[Records from a collection]
* * *

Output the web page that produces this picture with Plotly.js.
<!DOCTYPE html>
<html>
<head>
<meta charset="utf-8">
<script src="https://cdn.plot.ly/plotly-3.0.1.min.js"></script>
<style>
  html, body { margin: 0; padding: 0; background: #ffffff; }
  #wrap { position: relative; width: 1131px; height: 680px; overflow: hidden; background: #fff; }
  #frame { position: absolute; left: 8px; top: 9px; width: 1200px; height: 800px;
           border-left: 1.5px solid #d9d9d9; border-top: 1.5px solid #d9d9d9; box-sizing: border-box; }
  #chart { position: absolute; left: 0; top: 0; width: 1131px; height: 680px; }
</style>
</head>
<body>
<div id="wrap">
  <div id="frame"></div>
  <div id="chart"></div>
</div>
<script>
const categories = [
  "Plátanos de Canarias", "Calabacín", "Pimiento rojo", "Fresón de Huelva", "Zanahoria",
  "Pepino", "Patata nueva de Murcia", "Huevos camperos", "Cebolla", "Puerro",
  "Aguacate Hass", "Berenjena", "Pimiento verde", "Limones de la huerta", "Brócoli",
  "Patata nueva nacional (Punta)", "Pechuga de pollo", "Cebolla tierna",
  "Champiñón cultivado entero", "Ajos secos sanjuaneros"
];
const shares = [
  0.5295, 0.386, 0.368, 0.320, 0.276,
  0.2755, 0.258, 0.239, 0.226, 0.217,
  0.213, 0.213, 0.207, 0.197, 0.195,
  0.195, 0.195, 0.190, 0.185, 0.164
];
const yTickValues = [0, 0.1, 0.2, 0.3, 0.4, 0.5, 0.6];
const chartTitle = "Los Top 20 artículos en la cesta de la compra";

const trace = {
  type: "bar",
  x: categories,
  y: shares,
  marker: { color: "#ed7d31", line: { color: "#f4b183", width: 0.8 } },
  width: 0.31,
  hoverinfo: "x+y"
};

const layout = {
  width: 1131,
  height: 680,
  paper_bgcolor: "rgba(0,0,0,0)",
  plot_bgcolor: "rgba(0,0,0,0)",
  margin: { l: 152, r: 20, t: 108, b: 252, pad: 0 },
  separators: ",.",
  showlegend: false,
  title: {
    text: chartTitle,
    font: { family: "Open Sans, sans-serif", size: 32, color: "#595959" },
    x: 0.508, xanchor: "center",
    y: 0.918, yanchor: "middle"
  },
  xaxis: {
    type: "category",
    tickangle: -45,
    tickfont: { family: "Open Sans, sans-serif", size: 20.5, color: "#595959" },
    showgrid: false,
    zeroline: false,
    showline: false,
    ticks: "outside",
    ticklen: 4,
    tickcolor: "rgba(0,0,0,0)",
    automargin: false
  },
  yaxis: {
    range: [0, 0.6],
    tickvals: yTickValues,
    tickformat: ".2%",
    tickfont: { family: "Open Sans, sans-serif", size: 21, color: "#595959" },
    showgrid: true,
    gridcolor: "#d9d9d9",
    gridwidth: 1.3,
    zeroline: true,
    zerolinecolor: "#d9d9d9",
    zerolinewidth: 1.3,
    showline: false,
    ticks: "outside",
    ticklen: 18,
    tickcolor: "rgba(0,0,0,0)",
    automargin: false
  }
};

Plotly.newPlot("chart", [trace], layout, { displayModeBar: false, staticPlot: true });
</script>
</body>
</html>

* * *

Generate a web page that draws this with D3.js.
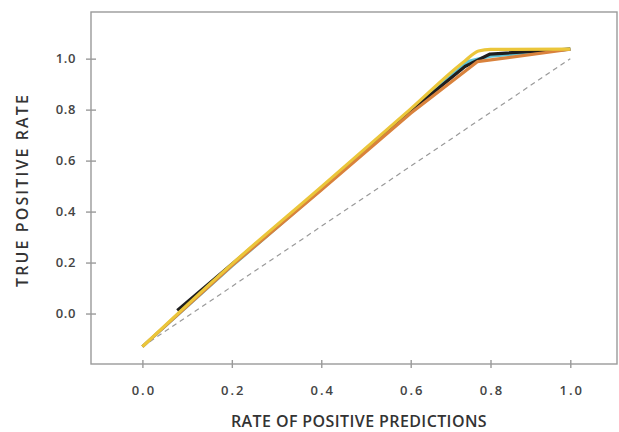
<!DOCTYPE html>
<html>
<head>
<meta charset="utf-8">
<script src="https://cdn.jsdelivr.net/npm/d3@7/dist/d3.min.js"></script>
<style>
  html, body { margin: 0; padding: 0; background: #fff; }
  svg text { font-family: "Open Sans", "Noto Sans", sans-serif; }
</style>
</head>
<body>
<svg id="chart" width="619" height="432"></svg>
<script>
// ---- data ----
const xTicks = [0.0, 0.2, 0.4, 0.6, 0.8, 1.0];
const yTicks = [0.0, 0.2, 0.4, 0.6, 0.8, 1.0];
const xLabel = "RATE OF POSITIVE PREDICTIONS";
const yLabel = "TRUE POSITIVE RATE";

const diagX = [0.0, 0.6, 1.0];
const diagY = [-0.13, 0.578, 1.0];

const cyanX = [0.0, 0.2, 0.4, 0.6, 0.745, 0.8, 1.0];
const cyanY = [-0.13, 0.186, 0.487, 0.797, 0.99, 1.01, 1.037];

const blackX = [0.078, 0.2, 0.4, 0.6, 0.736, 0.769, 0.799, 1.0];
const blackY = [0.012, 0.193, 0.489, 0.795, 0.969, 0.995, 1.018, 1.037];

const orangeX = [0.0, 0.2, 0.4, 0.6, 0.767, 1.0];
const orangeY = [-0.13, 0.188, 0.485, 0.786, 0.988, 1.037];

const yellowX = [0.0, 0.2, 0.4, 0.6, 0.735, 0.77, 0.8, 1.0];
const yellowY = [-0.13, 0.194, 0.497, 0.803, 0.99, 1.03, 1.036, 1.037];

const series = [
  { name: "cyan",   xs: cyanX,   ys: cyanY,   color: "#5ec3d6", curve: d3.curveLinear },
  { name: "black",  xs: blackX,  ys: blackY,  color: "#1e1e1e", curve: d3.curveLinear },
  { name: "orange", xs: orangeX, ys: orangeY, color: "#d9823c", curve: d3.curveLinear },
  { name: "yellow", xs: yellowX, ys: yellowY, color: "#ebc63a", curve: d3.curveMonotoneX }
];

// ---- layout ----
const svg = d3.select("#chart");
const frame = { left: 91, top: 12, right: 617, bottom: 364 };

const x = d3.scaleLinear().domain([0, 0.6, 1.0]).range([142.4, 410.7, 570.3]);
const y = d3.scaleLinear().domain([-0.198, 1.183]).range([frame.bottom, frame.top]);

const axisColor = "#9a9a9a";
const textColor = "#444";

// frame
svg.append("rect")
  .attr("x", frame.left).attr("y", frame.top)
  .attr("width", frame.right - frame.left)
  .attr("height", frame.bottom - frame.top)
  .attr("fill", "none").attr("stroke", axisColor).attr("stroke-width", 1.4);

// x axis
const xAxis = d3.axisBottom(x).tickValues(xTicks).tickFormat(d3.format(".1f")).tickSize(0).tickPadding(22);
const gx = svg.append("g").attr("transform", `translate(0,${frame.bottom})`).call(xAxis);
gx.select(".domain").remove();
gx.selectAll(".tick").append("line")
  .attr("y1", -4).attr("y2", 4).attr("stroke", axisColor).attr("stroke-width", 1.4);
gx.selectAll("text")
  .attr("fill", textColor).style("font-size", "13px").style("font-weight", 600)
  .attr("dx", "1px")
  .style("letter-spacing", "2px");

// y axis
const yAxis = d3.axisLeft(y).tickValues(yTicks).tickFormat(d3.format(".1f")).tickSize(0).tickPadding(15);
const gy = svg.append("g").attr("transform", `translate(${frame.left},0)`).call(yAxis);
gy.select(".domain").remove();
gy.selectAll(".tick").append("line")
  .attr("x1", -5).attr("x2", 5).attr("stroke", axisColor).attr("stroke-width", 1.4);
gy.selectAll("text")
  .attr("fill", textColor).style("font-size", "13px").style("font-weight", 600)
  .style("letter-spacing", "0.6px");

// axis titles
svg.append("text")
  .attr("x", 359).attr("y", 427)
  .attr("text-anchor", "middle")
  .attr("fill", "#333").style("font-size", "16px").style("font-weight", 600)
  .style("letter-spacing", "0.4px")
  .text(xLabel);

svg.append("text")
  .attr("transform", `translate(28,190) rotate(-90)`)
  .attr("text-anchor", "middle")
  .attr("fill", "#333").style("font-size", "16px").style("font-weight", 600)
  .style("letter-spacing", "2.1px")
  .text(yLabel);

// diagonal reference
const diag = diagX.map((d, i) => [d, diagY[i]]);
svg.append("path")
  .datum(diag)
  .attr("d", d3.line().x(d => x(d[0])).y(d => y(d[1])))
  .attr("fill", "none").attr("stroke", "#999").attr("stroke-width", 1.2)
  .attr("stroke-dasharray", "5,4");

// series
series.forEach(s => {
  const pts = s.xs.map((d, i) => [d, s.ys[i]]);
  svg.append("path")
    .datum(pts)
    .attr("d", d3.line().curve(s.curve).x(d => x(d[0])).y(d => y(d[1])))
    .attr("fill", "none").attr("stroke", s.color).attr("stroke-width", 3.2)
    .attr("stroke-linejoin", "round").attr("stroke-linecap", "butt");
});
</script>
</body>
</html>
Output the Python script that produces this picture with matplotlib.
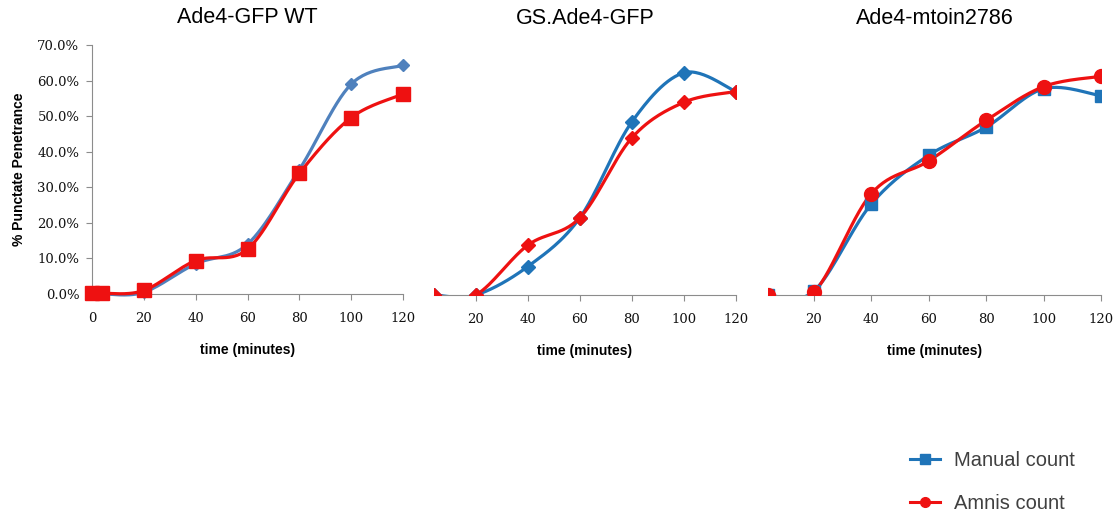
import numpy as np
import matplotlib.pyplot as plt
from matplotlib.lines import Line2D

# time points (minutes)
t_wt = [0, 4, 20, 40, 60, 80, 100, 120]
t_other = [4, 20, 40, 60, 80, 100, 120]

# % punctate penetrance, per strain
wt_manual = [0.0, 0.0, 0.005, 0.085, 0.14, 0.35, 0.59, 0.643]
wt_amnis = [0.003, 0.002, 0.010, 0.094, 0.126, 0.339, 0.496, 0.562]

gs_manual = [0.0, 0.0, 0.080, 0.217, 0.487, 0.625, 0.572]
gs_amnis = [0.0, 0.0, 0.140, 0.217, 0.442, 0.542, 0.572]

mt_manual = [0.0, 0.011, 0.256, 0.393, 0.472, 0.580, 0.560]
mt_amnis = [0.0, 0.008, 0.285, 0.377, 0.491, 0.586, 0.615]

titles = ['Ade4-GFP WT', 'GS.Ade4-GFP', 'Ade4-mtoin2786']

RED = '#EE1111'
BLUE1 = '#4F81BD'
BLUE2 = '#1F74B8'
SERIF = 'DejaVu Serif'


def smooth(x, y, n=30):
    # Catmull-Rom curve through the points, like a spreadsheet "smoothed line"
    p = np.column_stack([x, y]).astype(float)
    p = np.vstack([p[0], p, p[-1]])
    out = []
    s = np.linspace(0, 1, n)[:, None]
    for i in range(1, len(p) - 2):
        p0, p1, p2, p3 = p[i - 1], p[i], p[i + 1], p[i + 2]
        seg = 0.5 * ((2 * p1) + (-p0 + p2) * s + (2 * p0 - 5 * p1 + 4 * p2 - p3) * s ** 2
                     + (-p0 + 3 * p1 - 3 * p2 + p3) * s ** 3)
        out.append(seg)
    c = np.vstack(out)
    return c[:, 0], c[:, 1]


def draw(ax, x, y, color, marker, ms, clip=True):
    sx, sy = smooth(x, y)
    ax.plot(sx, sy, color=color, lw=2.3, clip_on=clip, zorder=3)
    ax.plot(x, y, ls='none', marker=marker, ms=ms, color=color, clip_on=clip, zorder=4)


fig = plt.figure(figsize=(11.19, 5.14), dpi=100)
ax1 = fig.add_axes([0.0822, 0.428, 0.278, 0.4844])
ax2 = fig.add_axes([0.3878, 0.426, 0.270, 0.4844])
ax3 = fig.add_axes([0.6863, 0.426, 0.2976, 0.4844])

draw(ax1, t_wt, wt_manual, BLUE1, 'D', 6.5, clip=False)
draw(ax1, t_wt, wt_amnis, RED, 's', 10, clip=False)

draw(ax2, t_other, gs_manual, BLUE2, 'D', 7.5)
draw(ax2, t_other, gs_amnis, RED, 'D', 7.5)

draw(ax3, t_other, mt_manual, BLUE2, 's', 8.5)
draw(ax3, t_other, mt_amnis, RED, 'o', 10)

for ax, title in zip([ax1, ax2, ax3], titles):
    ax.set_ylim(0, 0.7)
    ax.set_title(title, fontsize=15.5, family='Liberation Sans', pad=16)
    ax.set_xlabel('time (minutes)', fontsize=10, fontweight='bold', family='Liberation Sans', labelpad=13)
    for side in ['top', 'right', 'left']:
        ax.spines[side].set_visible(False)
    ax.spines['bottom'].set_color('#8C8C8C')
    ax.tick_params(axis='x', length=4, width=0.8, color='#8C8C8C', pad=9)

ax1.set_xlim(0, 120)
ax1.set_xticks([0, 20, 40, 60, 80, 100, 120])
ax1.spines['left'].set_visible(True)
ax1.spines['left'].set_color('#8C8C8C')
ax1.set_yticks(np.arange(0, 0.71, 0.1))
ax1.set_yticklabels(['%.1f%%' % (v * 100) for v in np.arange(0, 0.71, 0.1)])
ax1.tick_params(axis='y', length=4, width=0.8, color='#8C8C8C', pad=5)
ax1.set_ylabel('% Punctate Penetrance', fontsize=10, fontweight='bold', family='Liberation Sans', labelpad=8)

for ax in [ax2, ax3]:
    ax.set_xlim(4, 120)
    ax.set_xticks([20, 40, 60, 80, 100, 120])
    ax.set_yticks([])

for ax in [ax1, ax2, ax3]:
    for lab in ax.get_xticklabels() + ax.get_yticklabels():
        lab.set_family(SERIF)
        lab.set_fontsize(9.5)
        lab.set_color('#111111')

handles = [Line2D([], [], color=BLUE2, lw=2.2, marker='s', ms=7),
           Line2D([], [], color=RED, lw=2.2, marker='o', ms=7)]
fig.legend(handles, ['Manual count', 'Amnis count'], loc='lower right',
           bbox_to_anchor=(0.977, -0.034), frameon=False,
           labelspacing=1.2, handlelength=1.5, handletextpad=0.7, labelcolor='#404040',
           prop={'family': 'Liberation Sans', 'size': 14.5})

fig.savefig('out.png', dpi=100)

* * *

WHAT IS REQUIRED
Look above and copy only the lines from the one holding "Output the Python" to the one holding "gs_amnis = [0.0, 0.0, 0.140, 0.217, 0.442, 0.542, 0.572]", both included, exactly, minus the pictures.

RESPONSE
Output the Python script that produces this picture with matplotlib.
import numpy as np
import matplotlib.pyplot as plt
from matplotlib.lines import Line2D

# time points (minutes)
t_wt = [0, 4, 20, 40, 60, 80, 100, 120]
t_other = [4, 20, 40, 60, 80, 100, 120]

# % punctate penetrance, per strain
wt_manual = [0.0, 0.0, 0.005, 0.085, 0.14, 0.35, 0.59, 0.643]
wt_amnis = [0.003, 0.002, 0.010, 0.094, 0.126, 0.339, 0.496, 0.562]

gs_manual = [0.0, 0.0, 0.080, 0.217, 0.487, 0.625, 0.572]
gs_amnis = [0.0, 0.0, 0.140, 0.217, 0.442, 0.542, 0.572]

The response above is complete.